For much of the past six years, President Obama has talked about working toward a world without nuclear weapons. Yet his administration is now investing tens of billions of dollars in modernizing and rebuilding America’s nuclear arsenal and facilities, as The Times reported in detail on Monday. And after good progress in making nuclear bomb material more secure around the world, Mr. Obama has reduced his budget requests for that priority. This is a shortsighted and disappointing turn.
With the fight against the Islamic State in Iraq and Syria dominating news headlines, it is easy to forget the threat that nuclear weapons and nuclear material continue to pose around the world. The Bulletin of the Atomic Scientists says there are 16,300 nuclear weapons located at some 98 sites in 14 countries, a vast majority in the United States and Russia. There are also 25 countries that possess enough nuclear and radiological materials to build a weapon, with such material held at hundreds of sites, many vulnerable to extremists.

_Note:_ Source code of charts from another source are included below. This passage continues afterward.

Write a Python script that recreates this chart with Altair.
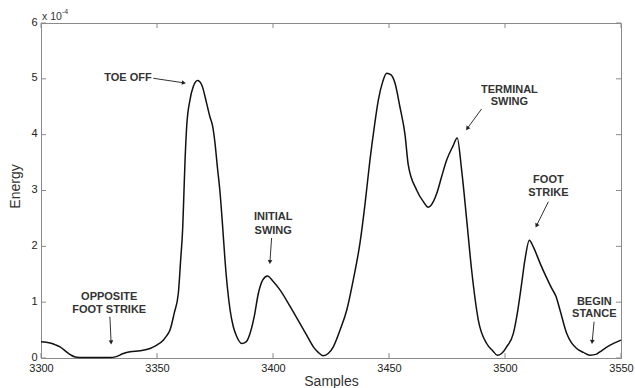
import math
import altair as alt
import pandas as pd

# ---- curve ----
samples = [3300.0, 3303.9, 3306.0, 3308.2, 3311.0, 3313.0, 3314.7, 3318.0, 3324.0, 3330.0,
           3332.0, 3335.5, 3338.4, 3342.7, 3347.0, 3349.9, 3352.7, 3354.2, 3355.6, 3357.4,
           3359.2, 3360.2, 3361.1, 3361.6, 3362.1, 3362.8, 3364.2, 3365.6, 3367.5, 3369.3,
           3371.4, 3372.8, 3374.0, 3375.0, 3376.0, 3377.2, 3378.3, 3379.3, 3380.3, 3381.5,
           3382.9, 3384.4, 3386.5, 3388.4, 3390.1, 3391.9, 3393.7, 3395.6, 3397.6, 3400.1,
           3403.0, 3407.3, 3411.6, 3414.5, 3417.4, 3419.5, 3421.7, 3423.8, 3426.0, 3428.9,
           3431.8, 3434.6, 3437.5, 3439.7, 3441.8, 3443.7, 3445.4, 3447.3, 3449.0, 3450.9,
           3452.6, 3454.7, 3456.9, 3458.3, 3461.9, 3464.8, 3466.9, 3469.1, 3470.6, 3472.7,
           3474.9, 3477.5, 3479.4, 3481.3, 3483.5, 3485.6, 3488.5, 3492.1, 3494.7, 3496.7,
           3498.5, 3500.7, 3503.6, 3505.3, 3507.2, 3508.6, 3510.5, 3512.2, 3515.1, 3518.0,
           3520.1, 3522.0, 3523.7, 3526.6, 3528.7, 3530.9, 3533.8, 3536.6, 3539.5, 3540.9,
           3545.3, 3550.0]
energy = [0.29, 0.27, 0.24, 0.20, 0.11, 0.05, 0.02, 0.01, 0.01, 0.01,
          0.02, 0.08, 0.11, 0.13, 0.17, 0.23, 0.32, 0.40, 0.50, 0.80,
          1.16, 1.76, 2.35, 2.95, 3.55, 4.15, 4.62, 4.86, 4.97, 4.89,
          4.56, 4.32, 4.15, 3.85, 3.43, 2.95, 2.35, 1.76, 1.28, 0.86,
          0.56, 0.38, 0.26, 0.29, 0.44, 0.74, 1.16, 1.40, 1.47, 1.37,
          1.22, 0.93, 0.62, 0.41, 0.20, 0.10, 0.04, 0.08, 0.20, 0.50,
          0.86, 1.40, 2.06, 2.77, 3.55, 4.15, 4.62, 4.95, 5.10, 5.07,
          4.92, 4.50, 4.00, 3.46, 3.01, 2.80, 2.70, 2.80, 2.95, 3.25,
          3.55, 3.79, 3.94, 3.37, 2.47, 1.58, 0.68, 0.26, 0.13, 0.05,
          0.08, 0.20, 0.44, 0.80, 1.34, 1.76, 2.11, 1.99, 1.70, 1.43,
          1.25, 1.10, 0.86, 0.44, 0.27, 0.17, 0.10, 0.05, 0.07, 0.11,
          0.23, 0.32]

x_ticks = [3300, 3350, 3400, 3450, 3500, 3550]
y_ticks = [0, 1, 2, 3, 4, 5, 6]

# ---- annotations (data coordinates) ----
label_text = ["TOE OFF", "INITIAL", "SWING", "TERMINAL", "SWING", "FOOT", "STRIKE",
              "BEGIN", "STANCE", "OPPOSITE", "FOOT STRIKE"]
label_x = [3337.5, 3400.1, 3400.1, 3501.9, 3501.9, 3518.7, 3518.7,
           3538.5, 3538.5, 3329.4, 3329.4]
label_y = [5.02, 2.53, 2.28, 4.80, 4.58, 3.19, 2.96,
           1.01, 0.78, 1.09, 0.86]

arrow_x1 = [3348.4, 3399.4, 3489.9, 3518.7, 3538.4, 3329.7]
arrow_y1 = [5.01, 2.15, 4.46, 2.80, 0.65, 0.74]
arrow_x2 = [3361.3, 3398.7, 3483.9, 3513.7, 3537.6, 3330.2]
arrow_y2 = [4.93, 1.73, 4.12, 2.38, 0.30, 0.29]

W, H = 580, 335
X_DOM = [3300, 3550]
Y_DOM = [0, 6]
AXIS_GRAY = "#8a8a8a"
FONT = "Liberation Sans"

curve = pd.DataFrame({"Samples": samples, "Energy": energy})
xt = pd.DataFrame({"t": x_ticks})
yt = pd.DataFrame({"t": y_ticks})
labels = pd.DataFrame({"text": label_text, "x": label_x, "y": label_y})

kx = W / (X_DOM[1] - X_DOM[0])
ky = H / (Y_DOM[1] - Y_DOM[0])
angles = []
for a, b, c, d in zip(arrow_x1, arrow_y1, arrow_x2, arrow_y2):
    dx = (c - a) * kx
    dy = -(d - b) * ky
    angles.append(math.degrees(math.atan2(dx, -dy)) % 360)
arrows = pd.DataFrame({"x1": arrow_x1, "y1": arrow_y1, "x2": arrow_x2, "y2": arrow_y2,
                       "angle": angles})

xs = alt.Scale(domain=X_DOM, nice=False, zero=False)
ys = alt.Scale(domain=Y_DOM, nice=False, zero=False)

line = alt.Chart(curve).mark_line(color="#111111", strokeWidth=1.5, interpolate="monotone").encode(
    x=alt.X("Samples:Q", scale=xs,
            axis=alt.Axis(values=x_ticks, format="d", ticks=False, grid=False,
                          domainColor=AXIS_GRAY,
                          labelFont=FONT, labelFontSize=11, labelColor="#222222",
                          labelPadding=4, title="Samples", titleFont=FONT,
                          titleFontSize=14, titleFontWeight="normal", titleColor="#333333",
                          titleY=23, titleBaseline="middle", labelFlush=False)),
    y=alt.Y("Energy:Q", scale=ys,
            axis=alt.Axis(values=y_ticks, format="d", ticks=False, grid=False,
                          domainColor=AXIS_GRAY, labelOffset=-1,
                          labelFont=FONT, labelFontSize=11, labelColor="#222222",
                          labelPadding=4, title="Energy", titleFont=FONT,
                          titleFontSize=14, titleFontWeight="normal", titleColor="#333333",
                          titleAngle=270, titleX=-26, titleY=163, titleAlign="center",
                          titleBaseline="middle", labelFlush=False)),
)

tick_style = dict(color=AXIS_GRAY, strokeWidth=1)
bottom_ticks = alt.Chart(xt).mark_rule(**tick_style).encode(
    x=alt.X("t:Q", scale=xs), y=alt.value(H), y2=alt.value(H - 5))
top_ticks = alt.Chart(xt).mark_rule(**tick_style).encode(
    x=alt.X("t:Q", scale=xs), y=alt.value(0), y2=alt.value(5))
left_ticks = alt.Chart(yt).mark_rule(**tick_style).encode(
    y=alt.Y("t:Q", scale=ys), x=alt.value(0), x2=alt.value(5))
right_ticks = alt.Chart(yt).mark_rule(**tick_style).encode(
    y=alt.Y("t:Q", scale=ys), x=alt.value(W), x2=alt.value(W - 5))

texts = alt.Chart(labels).mark_text(font=FONT, fontSize=11, fontWeight="bold",
                                     color="#333333", align="center", baseline="middle").encode(
    x=alt.X("x:Q", scale=xs), y=alt.Y("y:Q", scale=ys), text="text:N")

shafts = alt.Chart(arrows).mark_rule(color="#333333", strokeWidth=1).encode(
    x=alt.X("x1:Q", scale=xs), y=alt.Y("y1:Q", scale=ys),
    x2="x2:Q", y2="y2:Q")

heads = alt.Chart(arrows).mark_point(shape="triangle", filled=True, size=22, opacity=1,
                                     color="#222222").encode(
    x=alt.X("x2:Q", scale=xs), y=alt.Y("y2:Q", scale=ys),
    angle=alt.Angle("angle:Q", scale=None))

exp_base = alt.Chart(pd.DataFrame({"s": ["x 10"]})).mark_text(
    font=FONT, fontSize=10.5, color="#333333", align="left", baseline="middle").encode(
    x=alt.value(1), y=alt.value(-6), text="s:N")
exp_sup = alt.Chart(pd.DataFrame({"s": ["-4"]})).mark_text(
    font=FONT, fontSize=7, color="#333333", align="left", baseline="middle").encode(
    x=alt.value(21), y=alt.value(-11), text="s:N")

chart = alt.layer(line, bottom_ticks, top_ticks, left_ticks, right_ticks, shafts, heads,
                  texts, exp_base, exp_sup).properties(
    width=W, height=H, autosize="none",
    padding={"left": 41, "top": 23, "right": 14, "bottom": 30},
    background="white",
).configure_view(stroke=AXIS_GRAY, strokeWidth=1)

chart.save("out.html", embed_options={"renderer": "svg", "actions": False})
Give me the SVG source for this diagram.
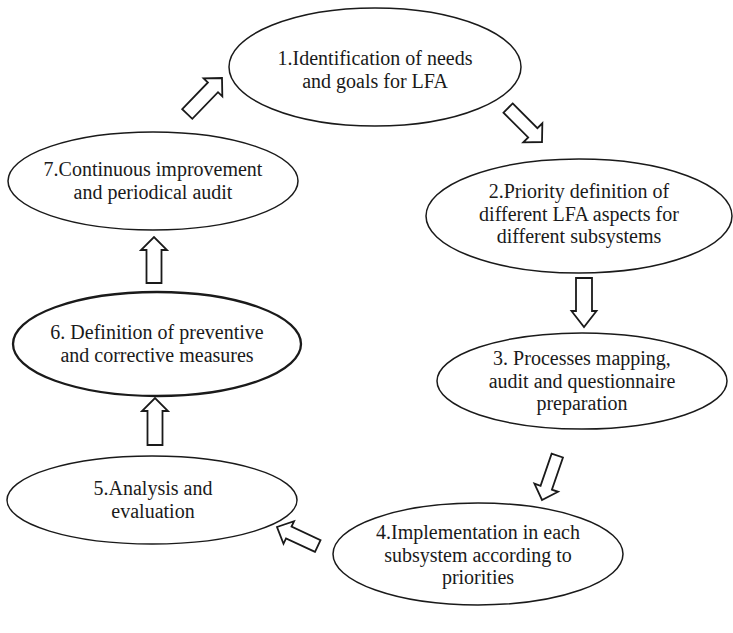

When he first came to office, Mr. Obama was clearsighted about nuclear dangers and ambitious in his disarmament goals. His major arms control achievement was the New Start treaty with Moscow aimed at reducing deployed strategic nuclear weapons to 1,550 on each side, down from 2,200, by February 2018. But to win Republican support for the treaty in 2010, Mr. Obama made a Faustian bargain, promising to spend $84 billion to upgrade aging nuclear weapons over the next decade, a $14 billion increase over the regular $70 billion modernization budget.
Worse yet, the administration is making a foolish trade-off — pouring money into modernization while reducing funds that help improve security at nuclear sites in Russia and other countries where terrorists or criminals could get their hands on nuclear materials.